Parameters $c_1$ to $c_4$ are calculated and set in the solver based on given input.

By default, von Mises yield surface is used (yield = 0.0). A Rankine surface is defined by setting yield = 1.0. Values between 0.0 and 1.0 are accepted to achieve a combination of the two surfaces.

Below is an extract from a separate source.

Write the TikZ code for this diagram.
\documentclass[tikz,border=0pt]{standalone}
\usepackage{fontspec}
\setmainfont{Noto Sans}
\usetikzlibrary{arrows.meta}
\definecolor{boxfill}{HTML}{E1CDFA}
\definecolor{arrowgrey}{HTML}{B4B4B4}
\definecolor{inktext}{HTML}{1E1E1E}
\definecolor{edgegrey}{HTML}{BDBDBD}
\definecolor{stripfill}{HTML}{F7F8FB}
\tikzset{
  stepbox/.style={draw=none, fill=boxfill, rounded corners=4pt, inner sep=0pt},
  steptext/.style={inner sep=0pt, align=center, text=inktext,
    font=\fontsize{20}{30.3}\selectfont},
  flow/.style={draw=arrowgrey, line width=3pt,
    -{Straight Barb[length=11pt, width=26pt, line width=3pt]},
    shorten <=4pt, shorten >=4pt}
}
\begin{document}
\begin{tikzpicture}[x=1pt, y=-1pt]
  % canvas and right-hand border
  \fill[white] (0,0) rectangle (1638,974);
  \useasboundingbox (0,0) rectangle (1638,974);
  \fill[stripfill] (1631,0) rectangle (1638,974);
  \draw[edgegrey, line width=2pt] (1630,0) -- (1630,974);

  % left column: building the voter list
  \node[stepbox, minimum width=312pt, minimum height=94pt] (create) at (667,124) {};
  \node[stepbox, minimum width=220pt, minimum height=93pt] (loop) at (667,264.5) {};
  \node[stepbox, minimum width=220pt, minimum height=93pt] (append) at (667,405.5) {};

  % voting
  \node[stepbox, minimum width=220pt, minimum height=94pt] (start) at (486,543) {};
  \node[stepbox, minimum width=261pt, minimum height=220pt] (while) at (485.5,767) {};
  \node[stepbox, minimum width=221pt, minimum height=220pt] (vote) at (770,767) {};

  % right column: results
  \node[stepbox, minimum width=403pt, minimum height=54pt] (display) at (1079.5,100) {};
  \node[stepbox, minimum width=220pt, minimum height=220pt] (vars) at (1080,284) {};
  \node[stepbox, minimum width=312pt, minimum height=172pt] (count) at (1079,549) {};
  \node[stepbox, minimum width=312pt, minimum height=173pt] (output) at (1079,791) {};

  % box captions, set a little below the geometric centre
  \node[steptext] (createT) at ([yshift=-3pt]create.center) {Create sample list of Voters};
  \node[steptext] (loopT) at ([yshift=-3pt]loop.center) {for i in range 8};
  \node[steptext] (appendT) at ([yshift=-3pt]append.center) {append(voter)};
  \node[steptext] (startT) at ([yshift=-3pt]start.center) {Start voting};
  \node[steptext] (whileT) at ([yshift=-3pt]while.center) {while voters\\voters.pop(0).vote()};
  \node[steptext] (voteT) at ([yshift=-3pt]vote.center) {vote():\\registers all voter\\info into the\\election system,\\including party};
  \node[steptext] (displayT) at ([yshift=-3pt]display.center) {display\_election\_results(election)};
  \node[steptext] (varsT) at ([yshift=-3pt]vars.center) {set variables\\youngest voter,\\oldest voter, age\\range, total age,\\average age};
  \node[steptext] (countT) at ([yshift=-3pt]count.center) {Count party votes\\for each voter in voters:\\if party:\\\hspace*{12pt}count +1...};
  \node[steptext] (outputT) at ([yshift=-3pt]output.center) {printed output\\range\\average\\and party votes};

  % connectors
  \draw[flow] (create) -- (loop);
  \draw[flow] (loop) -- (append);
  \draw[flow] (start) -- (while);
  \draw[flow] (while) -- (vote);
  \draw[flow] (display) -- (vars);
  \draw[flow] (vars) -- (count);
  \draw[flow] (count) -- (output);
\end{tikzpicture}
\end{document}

Plastic flow is optional and included by setting $\varepsilon_{p,f} \gt 0$ or by providing a CURVE defining failure strain as function of pressure. With zero as input, the material becomes linear-elastic up to failure and the material strength vs. pressure curve coincides with the yield strength vs. pressure curve. Dilatation is optional during plastic flow and limited by $\varepsilon_{v,max}$. Dilatation is included by defining $\beta$ and $\varepsilon_{v,max} \gt 0.0$. Associated plastic flow is achieved with $\beta = 1.0$.

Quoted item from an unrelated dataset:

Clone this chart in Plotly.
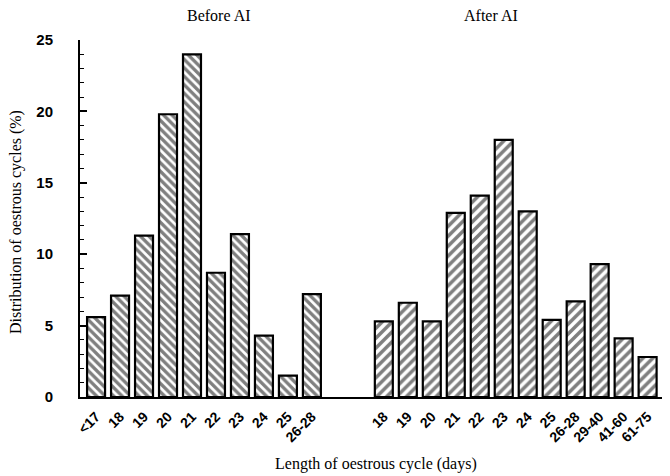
import plotly.graph_objects as go

before_labels = ["<17", "18", "19", "20", "21", "22", "23", "24", "25", "26-28"]
before_values = [5.6, 7.1, 11.3, 19.8, 24.0, 8.7, 11.4, 4.3, 1.5, 7.2]
after_labels = ["18", "19", "20", "21", "22", "23", "24", "25", "26-28", "29-40", "41-60", "61-75"]
after_values = [5.3, 6.6, 5.3, 12.9, 14.1, 18.0, 13.0, 5.4, 6.7, 9.3, 4.1, 2.8]

before_x = list(range(len(before_labels)))
after_x = [len(before_labels) + 2 + i for i in range(len(after_labels))]

fig = go.Figure()
fig.add_trace(go.Bar(
    x=before_x, y=before_values, width=0.75,
    marker=dict(color="white", line=dict(color="black", width=2.2),
                pattern=dict(shape="\\", fgcolor="black", bgcolor="white", size=6, solidity=0.55)),
    showlegend=False))
fig.add_trace(go.Bar(
    x=after_x, y=after_values, width=0.75,
    marker=dict(color="white", line=dict(color="black", width=2.2),
                pattern=dict(shape="/", fgcolor="black", bgcolor="white", size=7, solidity=0.5)),
    showlegend=False))

serif = "Liberation Serif"
OFF = 8  # page body margin offset
W, H = 670 - OFF, 476 - OFF
L, T = 80 - OFF, 40 - OFF
R = W - (668 - OFF)
B = H - (397 - OFF)
plot_w = W - L - R
plot_h = H - T - B

def ref_y(py):
    return (H - B - (py - OFF)) / plot_h

def ref_x(px):
    return ((px - OFF) - L) / plot_w

fig.update_layout(
    width=W, height=H,
    margin=dict(l=L, r=R, t=T, b=B),
    paper_bgcolor="white", plot_bgcolor="white",
    font=dict(family=serif, color="black"),
    xaxis=dict(
        range=[-0.67, 23.85],
        tickmode="array",
        tickvals=before_x + after_x,
        ticktext=before_labels + after_labels,
        tickangle=-45,
        tickfont=dict(family="Liberation Sans", size=14, color="black", weight="bold"),
        showline=True, linecolor="black", linewidth=2,
        showgrid=False, zeroline=False, ticks="outside", ticklen=4, tickcolor="rgba(0,0,0,0)",
        automargin=False,
    ),
    yaxis=dict(
        range=[0, 25],
        tickvals=[0, 5, 10, 15, 20, 25],
        tickfont=dict(family="Liberation Sans", size=15, color="black", weight="bold"),
        ticklabelstandoff=22,
        showline=True, linecolor="black", linewidth=2,
        showgrid=False, zeroline=False,
        ticks="inside", ticklen=7, tickwidth=2, tickcolor="black",
        minor=dict(ticks="inside", ticklen=4, dtick=1, tickcolor="black", tickwidth=1),
        automargin=False,
    ),
    annotations=[
        dict(text="Before AI", x=ref_x(185), xref="paper", y=ref_y(15), yref="paper",
             yanchor="middle", showarrow=False, font=dict(family=serif, size=16)),
        dict(text="After AI", x=ref_x(520), xref="paper", y=ref_y(15), yref="paper",
             yanchor="middle", showarrow=False, font=dict(family=serif, size=16)),
        dict(text="Length of oestrous cycle (days)", x=ref_x(376), xref="paper",
             y=ref_y(464), yref="paper", yanchor="middle", showarrow=False,
             font=dict(family=serif, size=16)),
        dict(text="Distribution of oestrous cycles (%)", x=ref_x(16), xref="paper",
             y=ref_y(222), yref="paper", xanchor="center", yanchor="middle",
             textangle=-90, showarrow=False, font=dict(family=serif, size=16)),
    ],
)

fig.write_html("out.html")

The shear resistance (flow stress) of failed material is defined from parameters $c_{1,f}$ and $\sigma_{cap,f}$.

Rate effects

Strain rate effects are included by increasing the quasi-static yield strength by a factor $rfac$, calculated as:

$\displaystyle{rfac = \left(1.0 + \frac{\dot{\varepsilon}^{eff}}{\varepsilon_0}\right)^c}$

With $\psi = 0.0$ (default), the hydrostatic tensile strength is not affected by the strain rate effects. $\psi = 1.0$ means that the hydrostatic tensile strength also is scaled by the factor $rfac$.

Damage

Damage, $D$, is a function of the effective plastic strain, $\varepsilon^{eff}_p$, and develops gradually from 0 to 1:

$\displaystyle{D = min \left(1.0, \frac{\varepsilon^{eff}_p}{\varepsilon_{p,f}}\right)}$

$\varepsilon_{p,f}$ is either a constant or a user defined function of pressure.

If the parameter $s$ is defined, then the hydrostatic tensile strength is reduced with a damage softneing factor $sfac$:

$\displaystyle{sfac = 1 - D^s}$